WORK REQUIRED: Nothing outside the lines from the one containing "Clone this chart in matplotlib." through the one containing "ax.set_ylim(-49.3, 522.9)" should be copied, and no pictures either. Copy those lines exactly.

RECORDS SUPPLIED:
↓↓↓
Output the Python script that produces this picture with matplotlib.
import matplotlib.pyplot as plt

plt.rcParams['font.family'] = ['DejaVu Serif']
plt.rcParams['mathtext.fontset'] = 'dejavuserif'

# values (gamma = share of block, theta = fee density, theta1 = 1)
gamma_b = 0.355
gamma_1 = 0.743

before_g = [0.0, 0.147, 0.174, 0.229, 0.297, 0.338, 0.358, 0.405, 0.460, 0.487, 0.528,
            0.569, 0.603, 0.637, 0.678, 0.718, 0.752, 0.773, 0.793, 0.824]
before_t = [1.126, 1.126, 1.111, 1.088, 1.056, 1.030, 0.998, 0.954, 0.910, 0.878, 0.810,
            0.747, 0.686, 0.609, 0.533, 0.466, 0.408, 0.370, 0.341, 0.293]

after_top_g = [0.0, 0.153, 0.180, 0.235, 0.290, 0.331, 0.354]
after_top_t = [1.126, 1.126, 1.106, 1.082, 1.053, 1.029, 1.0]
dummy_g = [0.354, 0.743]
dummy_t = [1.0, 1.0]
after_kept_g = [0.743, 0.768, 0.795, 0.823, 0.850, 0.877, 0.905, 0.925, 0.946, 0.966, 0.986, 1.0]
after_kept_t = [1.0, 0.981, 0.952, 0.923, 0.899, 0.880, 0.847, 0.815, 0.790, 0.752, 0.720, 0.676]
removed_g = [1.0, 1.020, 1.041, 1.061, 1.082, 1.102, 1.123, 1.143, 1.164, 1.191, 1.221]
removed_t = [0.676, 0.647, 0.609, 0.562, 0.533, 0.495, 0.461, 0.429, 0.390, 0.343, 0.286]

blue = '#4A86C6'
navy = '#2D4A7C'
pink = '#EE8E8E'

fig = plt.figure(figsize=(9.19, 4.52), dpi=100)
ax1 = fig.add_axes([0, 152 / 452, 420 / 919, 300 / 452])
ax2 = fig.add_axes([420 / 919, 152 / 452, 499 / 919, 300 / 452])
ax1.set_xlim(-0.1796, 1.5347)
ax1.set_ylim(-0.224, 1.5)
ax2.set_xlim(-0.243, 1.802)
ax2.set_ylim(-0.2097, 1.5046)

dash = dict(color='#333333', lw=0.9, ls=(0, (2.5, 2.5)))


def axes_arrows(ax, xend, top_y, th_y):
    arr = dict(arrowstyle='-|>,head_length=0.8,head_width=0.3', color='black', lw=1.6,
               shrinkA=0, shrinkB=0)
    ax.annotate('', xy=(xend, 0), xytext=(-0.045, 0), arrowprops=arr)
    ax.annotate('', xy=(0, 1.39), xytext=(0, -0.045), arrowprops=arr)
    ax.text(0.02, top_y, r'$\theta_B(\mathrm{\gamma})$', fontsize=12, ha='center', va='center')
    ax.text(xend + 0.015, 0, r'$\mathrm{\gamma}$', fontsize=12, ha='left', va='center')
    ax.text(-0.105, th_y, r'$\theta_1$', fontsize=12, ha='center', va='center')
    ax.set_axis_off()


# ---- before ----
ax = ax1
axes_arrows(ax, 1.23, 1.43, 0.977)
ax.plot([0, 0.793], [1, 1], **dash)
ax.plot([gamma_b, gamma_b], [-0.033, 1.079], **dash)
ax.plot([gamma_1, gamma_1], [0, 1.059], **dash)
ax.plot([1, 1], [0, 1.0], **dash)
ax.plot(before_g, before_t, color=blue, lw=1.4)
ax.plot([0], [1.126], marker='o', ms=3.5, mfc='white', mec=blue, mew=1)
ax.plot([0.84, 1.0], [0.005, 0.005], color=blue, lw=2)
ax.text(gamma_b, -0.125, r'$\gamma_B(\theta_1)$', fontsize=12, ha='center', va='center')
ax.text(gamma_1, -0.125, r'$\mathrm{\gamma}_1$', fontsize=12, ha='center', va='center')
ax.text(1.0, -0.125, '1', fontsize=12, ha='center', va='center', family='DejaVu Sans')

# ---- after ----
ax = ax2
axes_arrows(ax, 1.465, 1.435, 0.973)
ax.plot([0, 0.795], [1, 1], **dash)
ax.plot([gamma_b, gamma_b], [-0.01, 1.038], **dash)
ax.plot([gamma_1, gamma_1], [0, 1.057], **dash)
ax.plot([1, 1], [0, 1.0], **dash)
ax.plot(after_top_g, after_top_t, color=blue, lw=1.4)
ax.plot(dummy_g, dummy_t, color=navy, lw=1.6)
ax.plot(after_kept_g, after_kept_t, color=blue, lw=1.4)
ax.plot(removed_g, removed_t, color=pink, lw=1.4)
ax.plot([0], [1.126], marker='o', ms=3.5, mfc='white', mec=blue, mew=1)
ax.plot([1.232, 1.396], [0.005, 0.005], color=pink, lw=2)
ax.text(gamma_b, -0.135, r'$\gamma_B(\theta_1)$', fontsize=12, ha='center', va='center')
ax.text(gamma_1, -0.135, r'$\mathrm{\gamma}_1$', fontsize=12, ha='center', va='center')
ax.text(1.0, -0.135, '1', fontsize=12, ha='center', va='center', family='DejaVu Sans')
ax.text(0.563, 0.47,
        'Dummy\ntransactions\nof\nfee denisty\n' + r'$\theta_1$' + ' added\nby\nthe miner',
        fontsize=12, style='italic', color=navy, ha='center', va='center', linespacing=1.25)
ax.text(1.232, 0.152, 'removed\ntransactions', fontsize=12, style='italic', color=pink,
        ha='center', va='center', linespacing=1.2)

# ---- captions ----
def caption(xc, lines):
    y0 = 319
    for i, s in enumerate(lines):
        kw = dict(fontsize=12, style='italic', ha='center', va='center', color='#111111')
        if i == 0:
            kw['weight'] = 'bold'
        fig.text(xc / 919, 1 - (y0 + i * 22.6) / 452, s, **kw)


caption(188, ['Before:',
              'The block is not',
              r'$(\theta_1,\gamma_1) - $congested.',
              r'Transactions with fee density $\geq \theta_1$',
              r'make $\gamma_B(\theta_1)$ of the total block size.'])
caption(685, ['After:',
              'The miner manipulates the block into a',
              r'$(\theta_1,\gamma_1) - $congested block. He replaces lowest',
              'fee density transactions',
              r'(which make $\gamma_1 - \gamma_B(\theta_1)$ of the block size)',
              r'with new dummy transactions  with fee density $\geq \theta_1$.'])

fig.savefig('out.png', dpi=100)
↑↑↑
↓↓↓
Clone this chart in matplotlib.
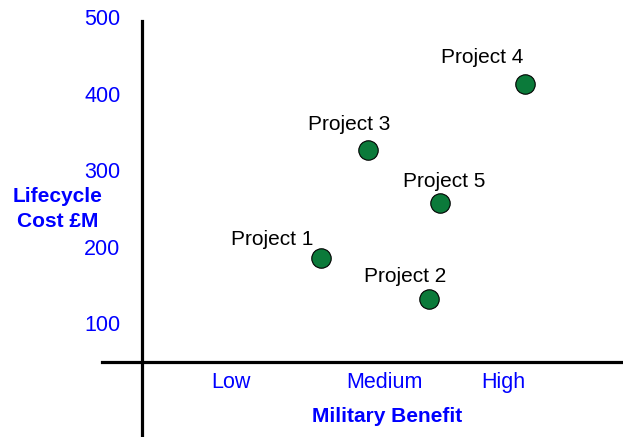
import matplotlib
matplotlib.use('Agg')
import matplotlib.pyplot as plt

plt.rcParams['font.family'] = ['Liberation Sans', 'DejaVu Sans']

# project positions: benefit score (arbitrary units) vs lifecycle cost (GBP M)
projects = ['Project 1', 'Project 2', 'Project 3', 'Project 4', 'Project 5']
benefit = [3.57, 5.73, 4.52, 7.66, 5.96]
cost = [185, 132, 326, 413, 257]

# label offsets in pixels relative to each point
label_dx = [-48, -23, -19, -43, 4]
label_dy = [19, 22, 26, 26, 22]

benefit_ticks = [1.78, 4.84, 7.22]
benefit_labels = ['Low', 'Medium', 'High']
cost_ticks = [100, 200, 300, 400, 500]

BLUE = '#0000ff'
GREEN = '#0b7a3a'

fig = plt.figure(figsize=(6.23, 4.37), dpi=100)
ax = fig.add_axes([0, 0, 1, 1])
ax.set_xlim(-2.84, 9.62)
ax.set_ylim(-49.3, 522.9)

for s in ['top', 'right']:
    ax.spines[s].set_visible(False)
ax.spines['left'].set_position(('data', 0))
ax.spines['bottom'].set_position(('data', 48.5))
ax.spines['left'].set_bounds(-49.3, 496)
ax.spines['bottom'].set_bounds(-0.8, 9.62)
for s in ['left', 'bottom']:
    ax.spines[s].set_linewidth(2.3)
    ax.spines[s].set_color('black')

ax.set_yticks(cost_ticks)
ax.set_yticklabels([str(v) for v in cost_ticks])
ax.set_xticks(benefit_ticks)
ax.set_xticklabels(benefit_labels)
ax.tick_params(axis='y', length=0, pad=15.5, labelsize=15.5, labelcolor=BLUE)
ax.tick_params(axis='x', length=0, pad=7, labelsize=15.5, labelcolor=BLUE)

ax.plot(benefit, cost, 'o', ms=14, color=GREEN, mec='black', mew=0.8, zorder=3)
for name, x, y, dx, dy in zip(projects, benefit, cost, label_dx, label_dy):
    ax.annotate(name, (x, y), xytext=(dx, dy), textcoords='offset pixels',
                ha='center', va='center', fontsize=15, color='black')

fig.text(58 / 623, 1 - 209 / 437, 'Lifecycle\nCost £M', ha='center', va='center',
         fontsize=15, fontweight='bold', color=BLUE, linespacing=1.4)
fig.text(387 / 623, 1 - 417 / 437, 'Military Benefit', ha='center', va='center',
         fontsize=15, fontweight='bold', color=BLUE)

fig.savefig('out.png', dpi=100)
↑↑↑
OUTPUT BELOW:
Clone this chart in matplotlib.
import matplotlib
matplotlib.use('Agg')
import matplotlib.pyplot as plt

plt.rcParams['font.family'] = ['Liberation Sans', 'DejaVu Sans']

# project positions: benefit score (arbitrary units) vs lifecycle cost (GBP M)
projects = ['Project 1', 'Project 2', 'Project 3', 'Project 4', 'Project 5']
benefit = [3.57, 5.73, 4.52, 7.66, 5.96]
cost = [185, 132, 326, 413, 257]

# label offsets in pixels relative to each point
label_dx = [-48, -23, -19, -43, 4]
label_dy = [19, 22, 26, 26, 22]

benefit_ticks = [1.78, 4.84, 7.22]
benefit_labels = ['Low', 'Medium', 'High']
cost_ticks = [100, 200, 300, 400, 500]

BLUE = '#0000ff'
GREEN = '#0b7a3a'

fig = plt.figure(figsize=(6.23, 4.37), dpi=100)
ax = fig.add_axes([0, 0, 1, 1])
ax.set_xlim(-2.84, 9.62)
ax.set_ylim(-49.3, 522.9)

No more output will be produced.